WASHINGTON - Two days after John McCain told a leading pro-Israel lobby that he would toughen sanctions against Iran, Barack Obama assured the same group of his commitment to protecting Israel against the Iranian threat.
"I will do everything in my power to prevent Iran from obtaining a nuclear weapon," the presumptive Democratic presidential nominee told thousands of members of the American Israel Public Affairs Committee in Washington.
"Let there be no doubt: I will always keep the threat of military action on the table to defend our security and our ally Israel," he said.
Addressing AIPAC - long considered one of Washington's most influential lobbies - has become almost a requirement for presidential candidates seeking the Jewish vote. But there was an added imperative for Obama, who has battled accusations that he is overly sympathetic to the Palestinian cause and too willing to negotiate with Iran's president, Mahmoud Ahmadinejad.
McCain, the presumptive GOP nominee, has made the latter charge a centerpiece of his critique of Obama's qualifications to be president.
Yesterday, Obama gave a full-throated defense of his plan to engage Iran more directly, arguing that the Bush administration's policies have destabilized the Middle East and jeopardized both U.S. and Israeli security.
"There are those who would continue and intensify this failed status quo, ignoring eight years of accumulated evidence that our foreign policy is dangerously flawed," Obama said, taking a swipe at his Republican rival.
"I would be willing to lead tough and principled diplomacy with the appropriate Iranian leader at a time and place of my choosing," he continued. "Only recently have some come to think that diplomacy by definition cannot be tough. They forget the example of Truman, and Kennedy and Reagan. These presidents understood that diplomacy backed by real leverage was a fundamental tool of statecraft."
Obama drew frequent and sustained applause for such comments, but it was his repeated proclamations of support for Israel that evoked the biggest ovations. He cited his own youthful search for his roots to explain his admiration for the Jewish state, and he recalled that his great-uncle was among the U.S. soldiers who liberated the Buchenwald concentration camp in 1945.
Turning to the contemporary impasse in the Middle East, Obama criticized the Bush administration for neglecting the peace process. "I won't wait until the waning days of my presidency," he said. "I will take an active role, and make a personal commitment to do all I can to advance the cause of peace from the start of my administration."
Obama also talked of isolating Hamas, the militant group that controls the Palestinian government, and confronting Syria, which has provided support to Hamas. And he endorsed an "undivided" Jerusalem as Israel's capital, a position often associated with the right wing of Israeli politics.

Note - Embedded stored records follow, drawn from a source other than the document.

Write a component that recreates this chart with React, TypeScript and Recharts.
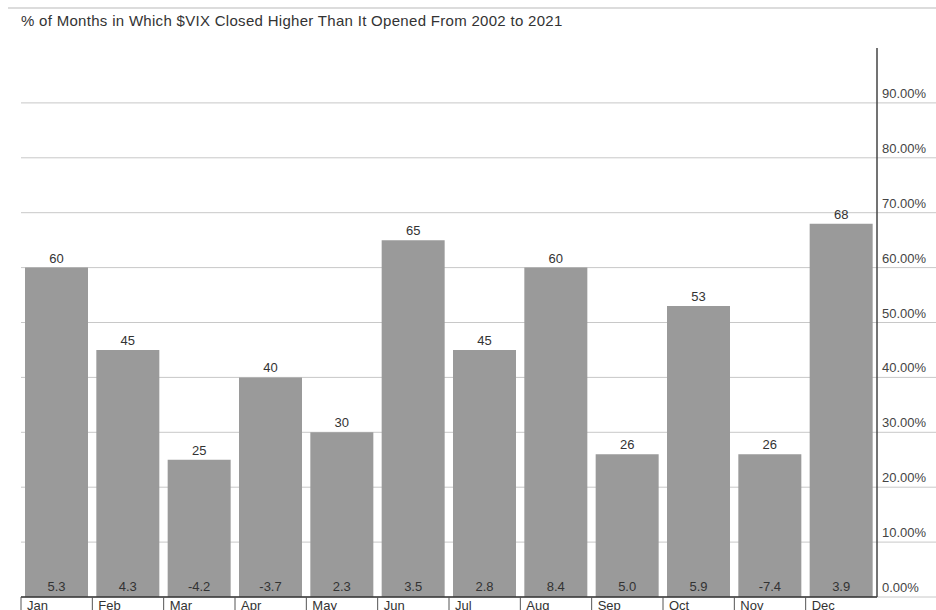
import { BarChart, Bar, XAxis, YAxis, CartesianGrid, LabelList } from "recharts";

const months = ["Jan", "Feb", "Mar", "Apr", "May", "Jun", "Jul", "Aug", "Sep", "Oct", "Nov", "Dec"];
const pctHigher = [60, 45, 25, 40, 30, 65, 45, 60, 26, 53, 26, 68];
const avgChange = ["5.3", "4.3", "-4.2", "-3.7", "2.3", "3.5", "2.8", "8.4", "5.0", "5.9", "-7.4", "3.9"];
const yTicks = [0, 10, 20, 30, 40, 50, 60, 70, 80, 90];

const data = months.map((m, i) => ({ month: m, pct: pctHigher[i], chg: avgChange[i] }));

const FONT = "'Liberation Sans', Arial, sans-serif";
const W = 936;
const H = 610;
const BAND = (W - 21 - 59) / months.length;

function MonthTick(props: any) {
  const { x, y, payload } = props;
  const half = payload?.offset || BAND / 2;
  const left = x - half;
  return (
    <g>
      <line x1={left} y1={y} x2={left} y2={y + 14} stroke="#555" strokeWidth={1} />
      <text x={left + 6} y={y + 13} fontSize={13} fill="#333" fontFamily={FONT}>
        {payload.value}
      </text>
    </g>
  );
}

function PctTick(props: any) {
  const { x, y, payload } = props;
  return (
    <text x={x - 3} y={y - 5} fontSize={13} fill="#444" fontFamily={FONT}>
      {`${Number(payload.value).toFixed(2)}%`}
    </text>
  );
}

function GridLine(props: any) {
  const { x1, y1, y2 } = props;
  // no line at the top edge of the plot
  if (y1 < 50) return <g />;
  return <line x1={x1} y1={y1} x2={W} y2={y2} stroke="#c8c8c8" strokeWidth={1} />;
}

export default function App() {
  return (
    <div style={{ position: "absolute", left: 0, top: 0, width: W, height: H, background: "#fff", overflow: "hidden" }}>
      <div style={{ position: "absolute", left: 8, top: 7, width: W - 8, height: 2, background: "#dcdcdc" }} />
      <div
        style={{
          position: "absolute",
          left: 21,
          top: 12,
          fontFamily: FONT,
          fontSize: 15,
          letterSpacing: 0.3,
          color: "#333",
          whiteSpace: "nowrap",
        }}
      >
        % of Months in Which $VIX Closed Higher Than It Opened From 2002 to 2021
      </div>
      <BarChart width={W} height={H} data={data} margin={{ top: 48, right: 0, left: 21, bottom: 0 }}>
        <CartesianGrid vertical={false} horizontal={(p: any) => <GridLine key={p.key ?? p.y1} {...p} />} />
        <XAxis
          dataKey="month"
          height={13}
          tickLine={false}
          tickSize={0}
          tickMargin={0}
          axisLine={{ stroke: "#333", strokeWidth: 1.5 }}
          tick={<MonthTick />}
          interval={0}
        />
        <YAxis
          orientation="right"
          width={59}
          domain={[0, 100]}
          ticks={yTicks}
          tickLine={false}
          axisLine={{ stroke: "#444", strokeWidth: 1.5 }}
          tick={<PctTick />}
        />
        <Bar dataKey="pct" fill="#9a9a9a" barSize={63} isAnimationActive={false}>
          <LabelList dataKey="pct" position="top" offset={5} fontSize={13} fill="#333" fontFamily={FONT} />
          <LabelList dataKey="chg" position="insideBottom" offset={6} fontSize={13} fill="#333" fontFamily={FONT} />
        </Bar>
      </BarChart>
    </div>
  );
}
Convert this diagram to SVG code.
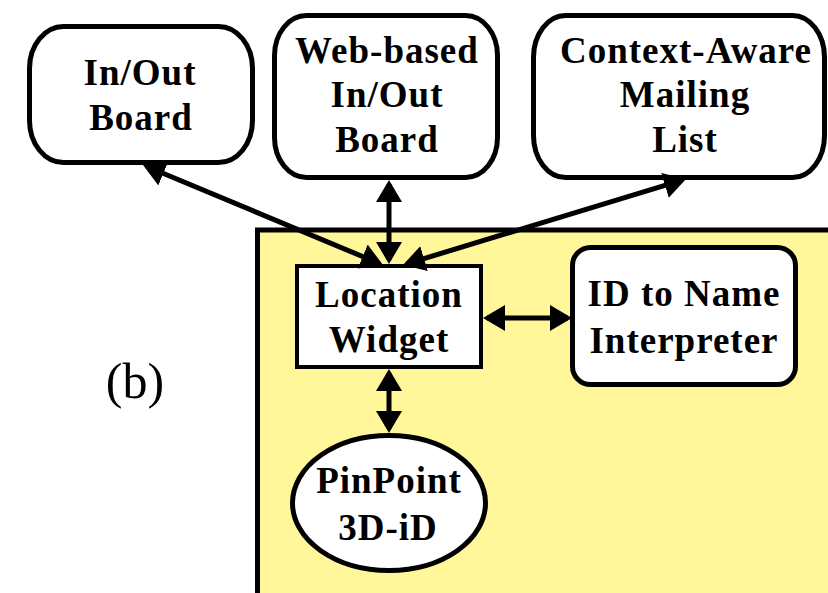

"I wonder if he really means it," said Michael Oren, a senior fellow at the Shalem Center, an independent Israeli think tank. "Even Bush doesn't use the U-word. It may come back to haunt Obama if he wins."
Some Jewish voters are wary of Obama partly because his former pastor, the Rev. Jeremiah A. Wright Jr., praised the Black Muslim leader Louis Farrakhan, who has made anti-Semitic remarks. Obama disavowed Wright's intemperate remarks and later resigned from that church.
Obama also cited e-mails "filled with tall tales and dire warnings about a certain candidate for president," a reference to false accusations that he is a Muslim with a hidden agenda. "Let me know if you see this guy named Barack Obama, because he sounds pretty scary," he said.
Obama clearly impressed some in the massive hall.
"He had me in tears, this feeling for an understanding of Israel's predicament," said Leonard Eisenfeld, a Connecticut pediatrician whose son was killed in a Hamas bus bombing in Jerusalem in 1996. He said he respects McCain but is now more open to Obama, calling him a "good soul" in Yiddish.
But Evelyn Mottsman of Pittsburgh said it "disturbs a lot of people that he thinks diplomacy is possible" with Iran.
And one Palestinian official expressed dismay because Obama "said that Jerusalem would remain undivided as the capital of Israel."
"If he means that, that means closing all doors for peace," Palestinian negotiator Saeb Erekat told the Associated Press in Jerusalem. "We had hoped that under the banner of change, Mr. Obama would have said that east Jerusalem would be the capital of the Palestinian state."
Noam N. Levey writes for the Los Angeles Times. The Associated Press contributed to this article.